Other cases remain in progress, and, “[t]he number of climate-related cases against Exxon continues to grow,” the Wall Street Journal recently reported.
“In February, the city of Chicago sued Exxon and other major oil companies alleging they deceived Chicagoans about climate change. In March, Bucks County, Penn., filed a similar suit. The Center for Climate Integrity, an environmental group the Rockefeller charities helped create, swayed officials in both places to bring the suits.”
IRS filings show CCI is predominantly funded by the Rockefeller Family Fund, the philanthropic endeavor established by the legendary New York family whose business pursuits in the earliest parts of the 20th century produced Standard Oil, the petroleum monopoly whose most prominent corporate successor is Exxon.
The Journal also reported that the Rockefeller Family Fund “influenced President Biden’s decision in January to pause approval of new liquefied natural gas exports,” — a decision that touched off bipartisan condemnations in Pennsylvania, the nation’s largest LNG exporter.

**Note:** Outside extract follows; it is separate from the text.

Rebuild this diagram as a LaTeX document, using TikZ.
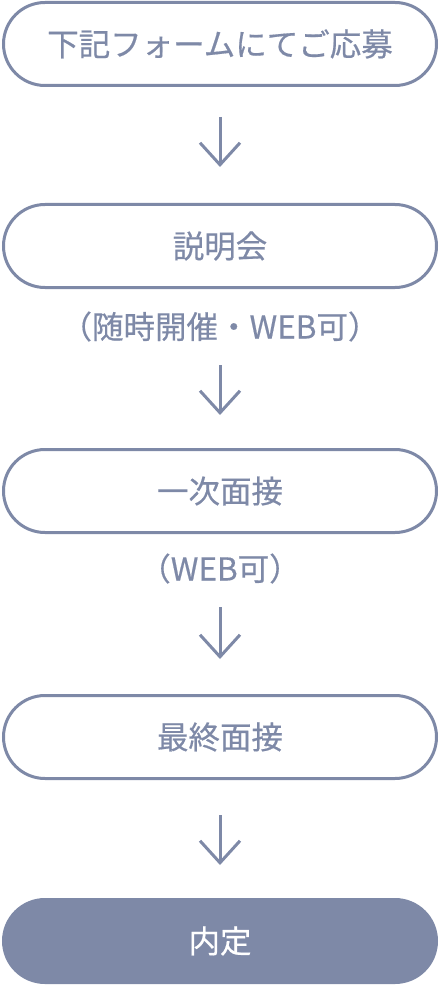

“While the immediate impacts on Pennsylvania remain to be seen, we have concerns about the long-term impacts that this pause will have on the thousands of jobs in Pennsylvania’s natural gas industry,” Democratic U.S. Senators Bob Casey and John Fetterman said in a joint statement. “If this decision puts Pennsylvania energy jobs at risk, we will push the Biden Administration to reverse this decision.”
Numerous other politicians, including many Republicans, and associations also heavily criticized the Biden LNG “pause” — something that could easily become an issue in the presidential election this year if circumstances continue to make Pennsylvania a crucial battleground state.
The email cited in this story was obtained via the Pennsylvania Right to Know Law by the nonprofit organization Government Accountability and Oversight. A database search of nonprofit tax filings did not reveal any significant grant donations to GAO in order to be able to characterize its funding.